Thursday, September 20, 2018

Fundamentals

There are good days and there are bad days, and for all of my life I've tried to make the bad days look good.

When you're little and things are off at home - when there are secrets to be kept, unstable adults to be managed, abuse to be endured - you learn how to make everything appear pleasant; you learn how to hide. It's a difficult lesson to unlearn, because your whole life is based on a fundamental dishonesty, and you've never had the crucial childhood experience of valuing truth. When other kids are owning up to their childish misdeeds, when your teachers encourage integrity, when you should be building an indelible identity, you're working on the daily task of making everything okay. You struggle and strive to maintain a facade because you know that somehow, if people see what's going on, your world will fall apart, and it will be your fault.

And when you grow up - when the legacy of all those lies eats away at you from the inside - you don't really know how to be a person. How to tell the truth. How to stick up for yourself. The lies poison you even as you smile and assure others that everything is fine.

I'm turning 32 this year, and in a few days I'm also reaching two years of sobriety. A lot of my growing up has happened in these past two years, because active drinking was just another way to hide. I'd mix my craft cocktails and smile and count down the seconds until I wasn't thinking about the lies anymore. Near the end of my alcohol use I'd pour my five o'clock Sazerac - because I stuck firm to my rules of when and what I was allowed to drink - and I would think, I don't even want to remember my name. And that habit was just an extension of the habits I learned when I was small. No one knew that alcohol was becoming a problem for me, just like no one knew that there wasn't enough food in the house, or that I didn't always have clean clothes, or that my first small glass of beer was poured by a parent when I was under ten years old. 

In these two years, I've had to face a lot about myself and a lot about the things that happened when I was young. It's been a constant dialogue between the person I want to be and the helpless person I was. I've unlearned so many bad habits, and I've made so much progress, but the urge to make everything look good has remained. That was my first lesson. That was my lodestone, the structure of my existence. 

I've spent a lot of time asking myself what my calling is in life. I don't have a normal job, so how do I justify myself? How do I describe what I do? And what I've come back to, again and again, is that I feel called to be honest about my struggles with mental illness. I've hoped that by telling my story I could help someone else, or a handful of someones. I've tried to speak plainly about depression, mania, disordered eating - I've tried to communicate my normal so that others might feel less alone. 

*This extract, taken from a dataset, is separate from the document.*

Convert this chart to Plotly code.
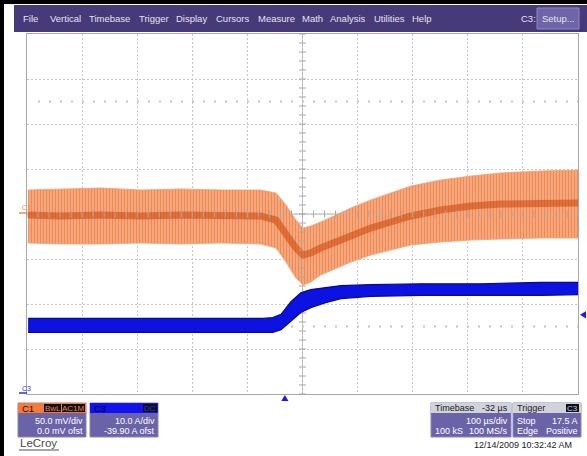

But I find myself bumping up against that fundamental dishonesty, because I still live my life as if everything is just fine. Nothing to see but a polished veneer, nothing to be worried about as I dazzle and deflect. Most of the time I get away with it, but I know down to my toes that I can't continue. My life is so beautiful in many respects, but if I don't deal with the hard stuff, the ugly stuff - if I don't admit to myself and to others that I have bad days - I am sober in name only. I am constitutionally incapable of being honest. 

When I was small I never learned that there was both value and joy in speaking honestly. I never understood that I might get help if I asked for it. I learned, instead, that I could make adults smile if I were clever and well dressed - I learned that a cutting joke or a vintage gown could distract from the bitterness at home. And I went home, and I drank, and I spun out the evenings in music and conversation, and I came to understand that things weren't too bitter if the vodka was cold enough.  

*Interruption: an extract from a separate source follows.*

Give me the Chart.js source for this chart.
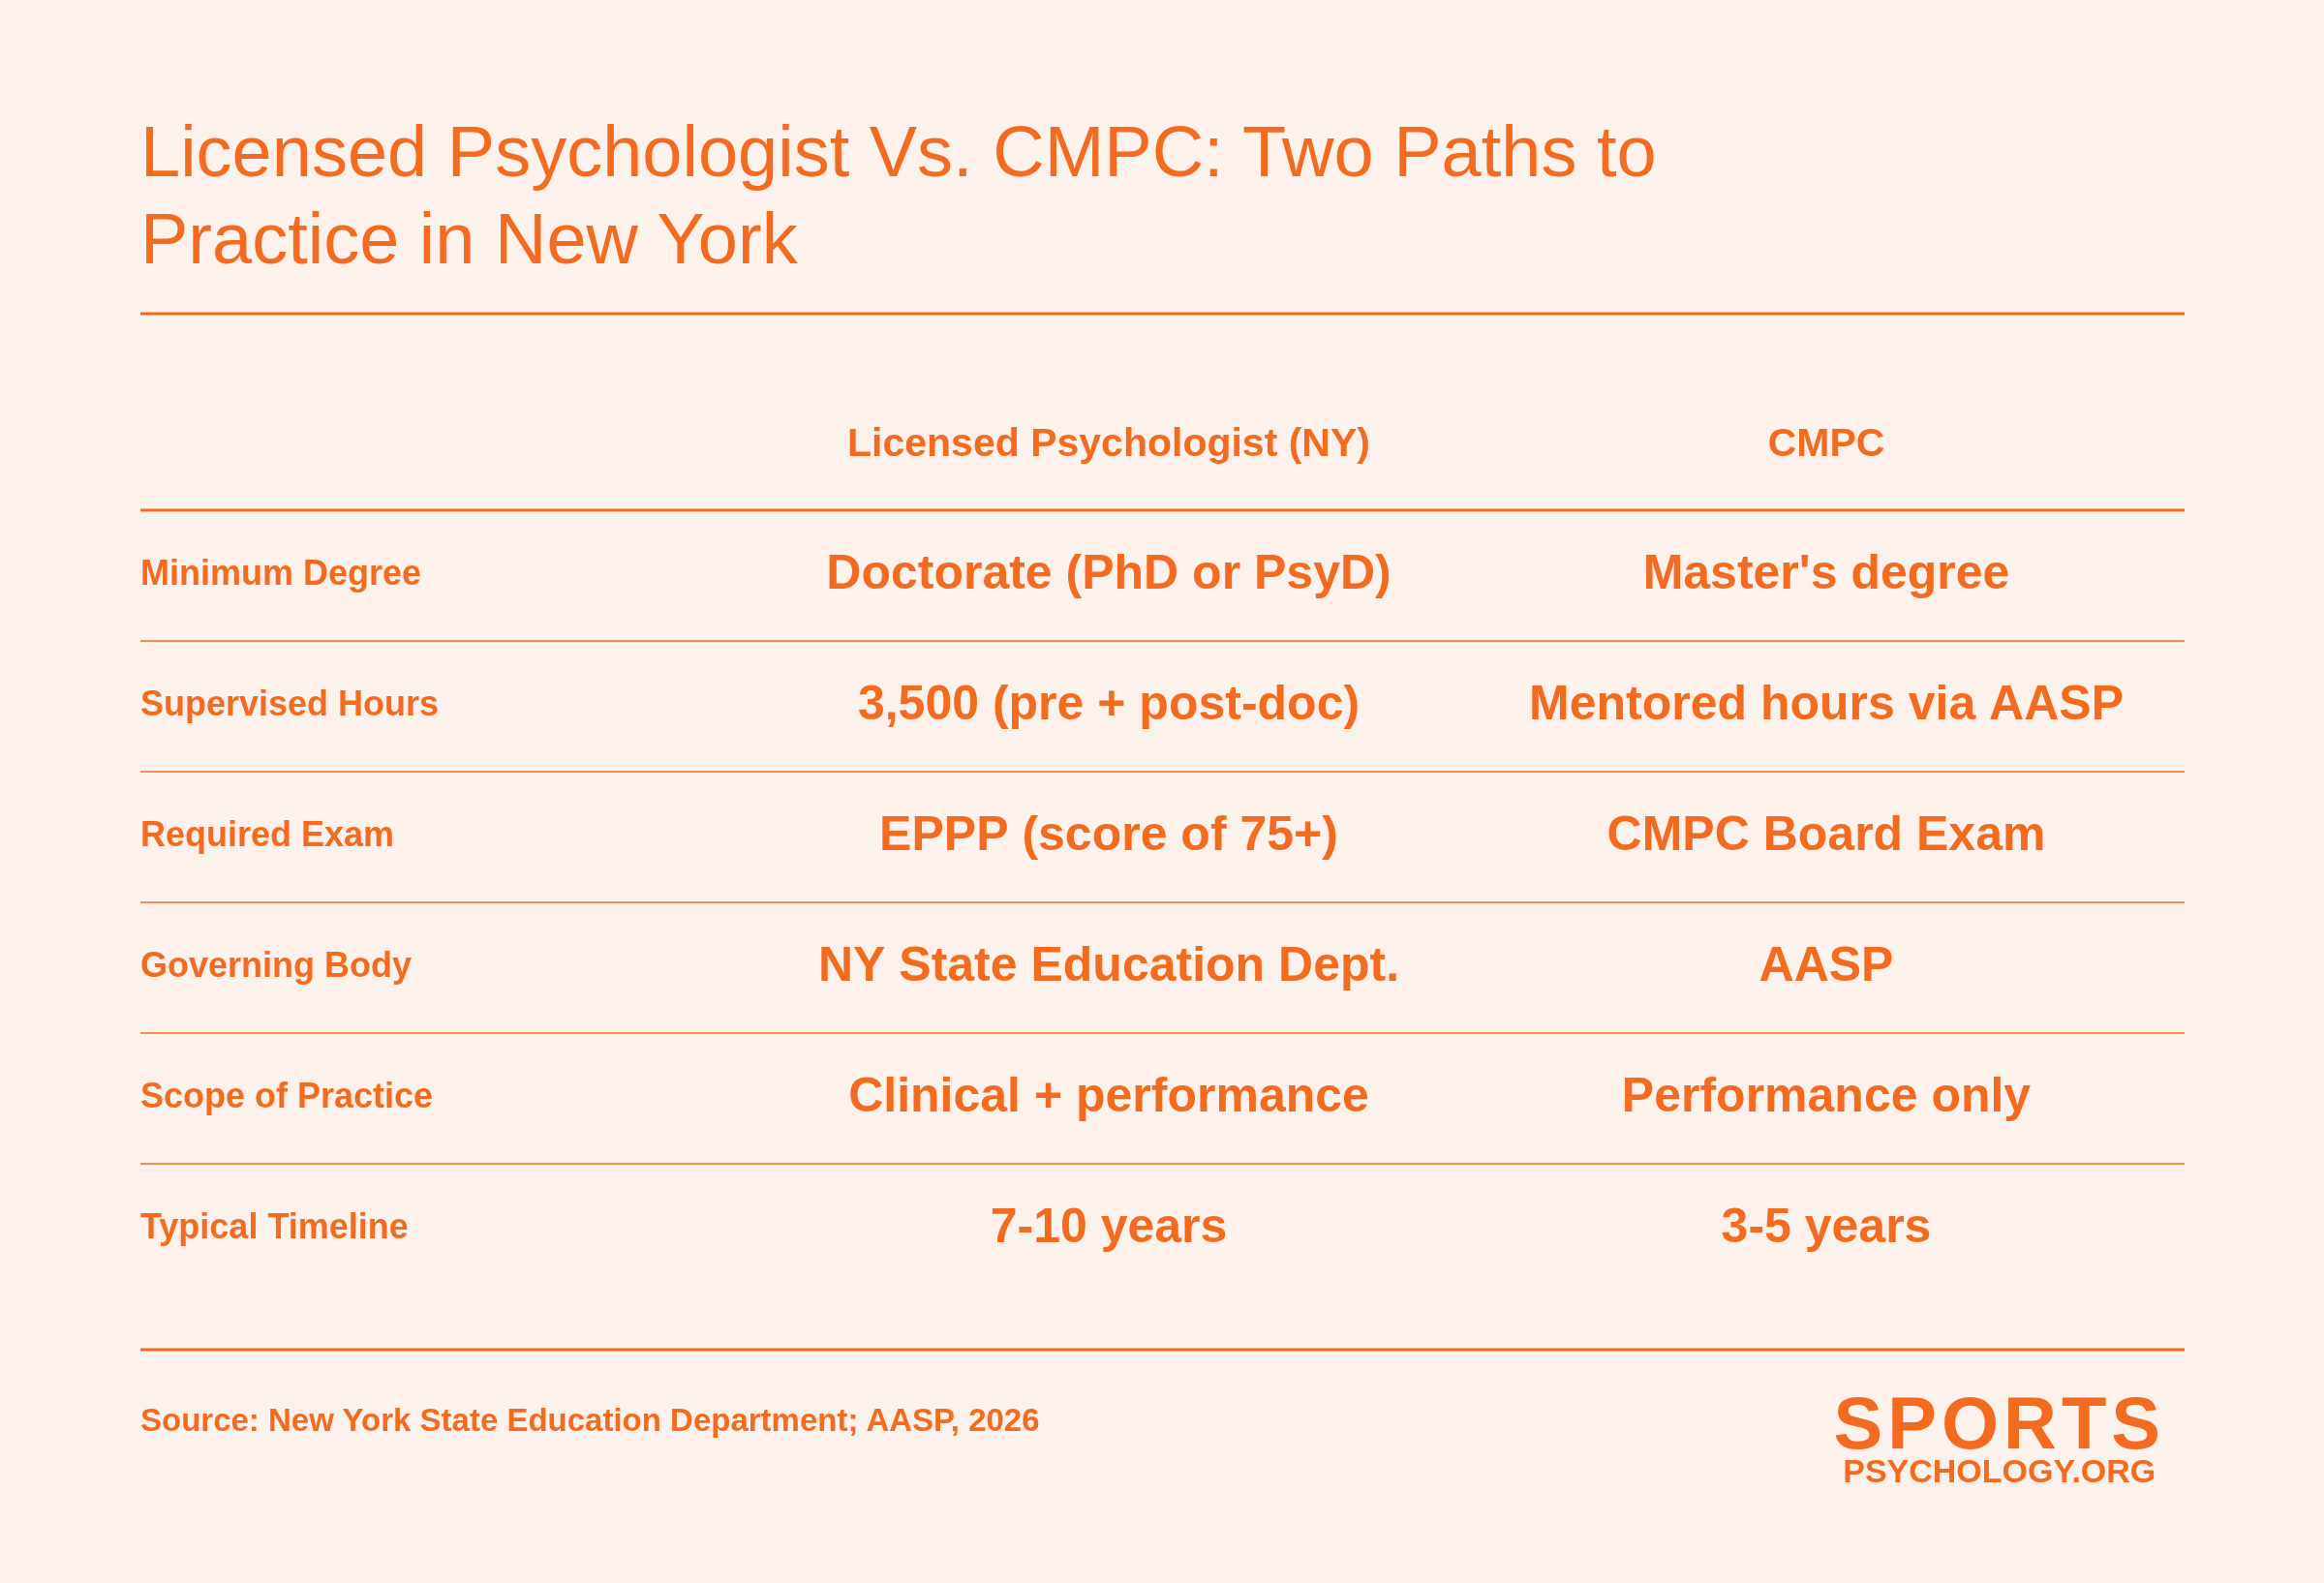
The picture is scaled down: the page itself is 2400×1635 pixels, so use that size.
<!DOCTYPE html>
<html><head><meta charset="utf-8">
<script src="https://cdn.jsdelivr.net/npm/chart.js@4"></script>
<style>
body{margin:0;background:#fdf2eb;font-family:"Liberation Sans",Arial,sans-serif;color:#f26b21}
#wrap{position:relative;width:2400px;height:1635px}
canvas{position:absolute;left:0;top:0}
h1{position:absolute;left:145px;top:112px;margin:0;font-weight:400;font-size:74px;line-height:90px;width:1800px}
#src{position:absolute;left:145px;top:1448px;font-weight:700;font-size:33px}
#logo{position:absolute;right:164px;top:1432px;text-align:center;font-weight:700;line-height:1}
#logo .a{font-size:76px;letter-spacing:5px}
#logo .b{font-size:34px;margin-top:-6px}
</style></head><body>
<div id="wrap">
<canvas id="c" width="2400" height="1635"></canvas>
<h1>Licensed Psychologist Vs. CMPC: Two Paths to Practice in New York</h1>
<div id="src">Source: New York State Education Department; AASP, 2026</div>
<div id="logo"><div class="a">SPORTS</div><div class="b">PSYCHOLOGY.ORG</div></div>
</div>
<script>
const columns = ['', 'Licensed Psychologist (NY)', 'CMPC'];
const rowLabels = ['Minimum Degree', 'Supervised Hours', 'Required Exam', 'Governing Body', 'Scope of Practice', 'Typical Timeline'];
const psychologist = ['Doctorate (PhD or PsyD)', '3,500 (pre + post-doc)', 'EPPP (score of 75+)', 'NY State Education Dept.', 'Clinical + performance', '7-10 years'];
const cmpc = ["Master's degree", 'Mentored hours via AASP', 'CMPC Board Exam', 'AASP', 'Performance only', '3-5 years'];

const orange = '#f26b21';
const yLabels = ['header'].concat(rowLabels);

const tablePlugin = {
  id: 'table',
  afterDraw(chart) {
    const ctx = chart.ctx, ya = chart.scales.y, a = chart.chartArea;
    const colX = [a.left, 1145, 1886];
    ctx.save();
    ctx.fillStyle = orange; ctx.strokeStyle = orange;
    ctx.textBaseline = 'middle';
    const rule = (y, w) => { ctx.lineWidth = w; ctx.beginPath(); ctx.moveTo(a.left, y); ctx.lineTo(a.right, y); ctx.stroke(); };
    rule(324, 3);
    rule(1394, 3);
    for (let i = 1; i < yLabels.length; i++) {
      const y = (ya.getPixelForValue(i - 1) + ya.getPixelForValue(i)) / 2;
      rule(y, i === 1 ? 3 : 1.5);
    }
    let y = ya.getPixelForValue(0);
    ctx.font = '700 41px "Liberation Sans", Arial, sans-serif';
    ctx.textAlign = 'center';
    ctx.fillText(columns[1], colX[1], y);
    ctx.fillText(columns[2], colX[2], y);
    rowLabels.forEach((lab, i) => {
      const yy = ya.getPixelForValue(i + 1);
      ctx.textAlign = 'left';
      ctx.font = '700 36px "Liberation Sans", Arial, sans-serif';
      ctx.fillText(lab, colX[0], yy);
      ctx.textAlign = 'center';
      ctx.font = '700 50px "Liberation Sans", Arial, sans-serif';
      ctx.fillText(psychologist[i], colX[1], yy);
      ctx.fillText(cmpc[i], colX[2], yy);
    });
    ctx.restore();
  }
};

new Chart(document.getElementById('c'), {
  type: 'scatter',
  data: { datasets: [{ data: [] }] },
  options: {
    responsive: false, animation: false, devicePixelRatio: 1,
    layout: { padding: { top: 392, bottom: 298, left: 145, right: 144 } },
    plugins: { legend: { display: false }, tooltip: { enabled: false } },
    scales: {
      x: { type: 'linear', display: false, min: 0, max: 1 },
      y: { type: 'category', labels: yLabels, offset: true, display: false }
    }
  },
  plugins: [tablePlugin]
});
</script>
</body></html>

While my father passed from life into death - while I could have, should have felt the pain and sorrow of his illness and of those long irrevocable martini afternoons - I grit my teeth and layered on makeup and didn't let anyone see me cry. I didn't let anyone see I was angry. And I'm still recovering from that denial - I'm tired all the time, world-weary and sore. 

As I approach my two year soberversary, I know I have to let go of that tightfisted control over what other people might see. I know I must ask for help when I need it, and that I must set limits to preserve my mental health, and that I cannot simply fake it until I fall apart. And if my calling in life is really to be honest - if I want to speak my truth and help people who are too scared to speak their own - I must actually live up to that ideal.   

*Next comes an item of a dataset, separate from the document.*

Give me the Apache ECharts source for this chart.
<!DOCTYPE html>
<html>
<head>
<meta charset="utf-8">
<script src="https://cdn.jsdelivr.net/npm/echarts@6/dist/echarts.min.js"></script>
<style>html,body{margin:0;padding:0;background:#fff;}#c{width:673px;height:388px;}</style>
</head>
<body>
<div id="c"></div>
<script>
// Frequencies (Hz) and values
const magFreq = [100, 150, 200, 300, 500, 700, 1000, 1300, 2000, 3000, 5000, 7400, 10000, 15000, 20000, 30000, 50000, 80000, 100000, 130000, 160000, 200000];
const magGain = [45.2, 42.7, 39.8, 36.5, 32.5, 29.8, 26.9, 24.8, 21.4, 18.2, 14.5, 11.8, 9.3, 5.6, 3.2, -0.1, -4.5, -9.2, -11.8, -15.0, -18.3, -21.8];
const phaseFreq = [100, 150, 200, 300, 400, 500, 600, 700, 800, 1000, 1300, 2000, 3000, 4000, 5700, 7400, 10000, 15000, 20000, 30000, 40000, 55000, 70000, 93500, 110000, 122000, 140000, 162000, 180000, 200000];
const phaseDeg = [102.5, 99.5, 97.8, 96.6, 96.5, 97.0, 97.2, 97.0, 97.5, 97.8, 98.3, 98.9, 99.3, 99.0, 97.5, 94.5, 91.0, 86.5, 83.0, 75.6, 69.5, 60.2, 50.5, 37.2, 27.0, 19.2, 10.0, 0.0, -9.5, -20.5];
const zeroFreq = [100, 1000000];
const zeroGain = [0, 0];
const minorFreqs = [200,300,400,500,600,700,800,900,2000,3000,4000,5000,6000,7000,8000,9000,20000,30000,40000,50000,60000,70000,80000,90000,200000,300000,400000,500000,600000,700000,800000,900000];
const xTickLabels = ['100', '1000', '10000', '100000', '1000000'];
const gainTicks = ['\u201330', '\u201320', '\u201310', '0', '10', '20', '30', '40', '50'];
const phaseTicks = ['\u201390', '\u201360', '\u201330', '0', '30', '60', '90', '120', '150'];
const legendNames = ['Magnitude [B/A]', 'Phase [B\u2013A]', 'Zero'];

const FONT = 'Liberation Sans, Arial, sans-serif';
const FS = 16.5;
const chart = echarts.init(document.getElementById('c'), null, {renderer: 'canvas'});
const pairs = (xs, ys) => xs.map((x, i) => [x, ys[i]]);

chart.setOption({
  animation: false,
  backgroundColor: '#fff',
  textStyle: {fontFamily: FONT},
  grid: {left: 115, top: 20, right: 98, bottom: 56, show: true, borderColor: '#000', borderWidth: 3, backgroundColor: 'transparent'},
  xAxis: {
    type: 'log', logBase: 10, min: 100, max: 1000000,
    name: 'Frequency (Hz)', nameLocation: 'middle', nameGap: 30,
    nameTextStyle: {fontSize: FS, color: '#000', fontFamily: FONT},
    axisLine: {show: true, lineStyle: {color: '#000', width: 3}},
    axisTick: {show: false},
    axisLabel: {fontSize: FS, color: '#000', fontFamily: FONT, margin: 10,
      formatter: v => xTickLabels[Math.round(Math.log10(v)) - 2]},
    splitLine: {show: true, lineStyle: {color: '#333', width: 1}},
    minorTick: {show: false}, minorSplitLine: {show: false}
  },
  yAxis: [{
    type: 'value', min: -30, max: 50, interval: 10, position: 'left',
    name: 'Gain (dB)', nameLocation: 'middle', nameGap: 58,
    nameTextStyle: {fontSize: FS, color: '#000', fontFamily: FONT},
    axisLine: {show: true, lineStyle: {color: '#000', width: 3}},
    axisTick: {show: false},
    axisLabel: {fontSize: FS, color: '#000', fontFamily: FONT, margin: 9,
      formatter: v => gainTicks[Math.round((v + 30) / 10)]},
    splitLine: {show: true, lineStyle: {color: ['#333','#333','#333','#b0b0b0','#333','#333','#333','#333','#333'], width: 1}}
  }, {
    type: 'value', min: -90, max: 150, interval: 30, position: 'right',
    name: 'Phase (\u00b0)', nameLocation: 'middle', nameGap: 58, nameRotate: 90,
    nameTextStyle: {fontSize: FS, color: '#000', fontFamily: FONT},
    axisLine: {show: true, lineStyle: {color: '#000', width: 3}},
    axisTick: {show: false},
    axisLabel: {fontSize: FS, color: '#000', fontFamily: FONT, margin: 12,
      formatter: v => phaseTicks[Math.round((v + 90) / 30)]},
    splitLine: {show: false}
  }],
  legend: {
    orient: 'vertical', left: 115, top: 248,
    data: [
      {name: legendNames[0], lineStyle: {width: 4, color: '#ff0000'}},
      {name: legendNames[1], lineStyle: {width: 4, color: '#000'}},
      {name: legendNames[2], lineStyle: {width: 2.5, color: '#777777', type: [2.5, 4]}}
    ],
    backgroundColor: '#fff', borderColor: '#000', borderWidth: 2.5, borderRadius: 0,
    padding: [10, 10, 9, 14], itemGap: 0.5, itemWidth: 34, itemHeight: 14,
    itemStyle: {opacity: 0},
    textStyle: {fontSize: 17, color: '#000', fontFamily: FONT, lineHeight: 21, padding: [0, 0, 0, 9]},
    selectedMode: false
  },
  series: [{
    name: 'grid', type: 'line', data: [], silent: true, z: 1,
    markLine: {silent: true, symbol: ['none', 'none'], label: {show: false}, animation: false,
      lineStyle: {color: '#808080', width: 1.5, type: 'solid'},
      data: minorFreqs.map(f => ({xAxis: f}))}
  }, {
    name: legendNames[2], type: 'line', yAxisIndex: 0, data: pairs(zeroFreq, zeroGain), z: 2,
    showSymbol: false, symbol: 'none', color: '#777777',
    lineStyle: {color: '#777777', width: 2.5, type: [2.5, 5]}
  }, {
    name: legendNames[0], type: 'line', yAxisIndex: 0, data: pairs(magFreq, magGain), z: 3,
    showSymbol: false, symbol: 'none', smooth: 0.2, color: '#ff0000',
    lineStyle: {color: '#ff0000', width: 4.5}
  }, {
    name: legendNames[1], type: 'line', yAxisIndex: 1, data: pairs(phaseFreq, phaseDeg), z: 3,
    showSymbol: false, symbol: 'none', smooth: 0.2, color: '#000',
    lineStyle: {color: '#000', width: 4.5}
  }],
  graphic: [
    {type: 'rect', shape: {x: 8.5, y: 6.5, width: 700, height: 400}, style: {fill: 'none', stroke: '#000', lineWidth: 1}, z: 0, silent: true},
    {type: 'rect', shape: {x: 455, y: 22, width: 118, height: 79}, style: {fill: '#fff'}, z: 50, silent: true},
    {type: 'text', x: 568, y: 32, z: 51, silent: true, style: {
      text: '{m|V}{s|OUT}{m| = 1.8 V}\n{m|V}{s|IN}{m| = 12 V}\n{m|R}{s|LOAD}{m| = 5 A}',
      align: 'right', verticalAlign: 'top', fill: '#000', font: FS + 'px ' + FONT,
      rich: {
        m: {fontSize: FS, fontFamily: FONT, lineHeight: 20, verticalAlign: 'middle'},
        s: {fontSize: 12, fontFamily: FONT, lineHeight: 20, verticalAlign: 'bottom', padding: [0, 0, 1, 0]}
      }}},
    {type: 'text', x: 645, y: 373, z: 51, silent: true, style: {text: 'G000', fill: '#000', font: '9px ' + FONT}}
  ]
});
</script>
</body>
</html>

Dishonesty is its own sickness and its own addiction. If you can fool others, it whispers, you can fool yourself.   

So here I am, almost two years sober, and I've been ground down like a river rock and worn smooth like sea glass. I've been blessed in so many ways, and I'm also quietly angry a lot of the time; my anxiety is a significant issue and I get traumatic flashbacks in the bathtub. On days when I can't get past the bad things I struggle to write, paint, play an instrument; on good days I am aware of just how lucky I am. And I worry, rather too much, about making other people uncomfortable - I worry about awkward conversations, or denial from people I love, or rage and resentment as I set limits and stand up for myself - but I'm going to funnel all of my ambition into this new pursuit, honesty. I think it may help others; I know it will help me.

I need to learn this new lesson, the first lesson and the most important - 

Always tell the truth. Even when it's hard. Even if it hurts.

It might not look good. But eventually, life will get so much better.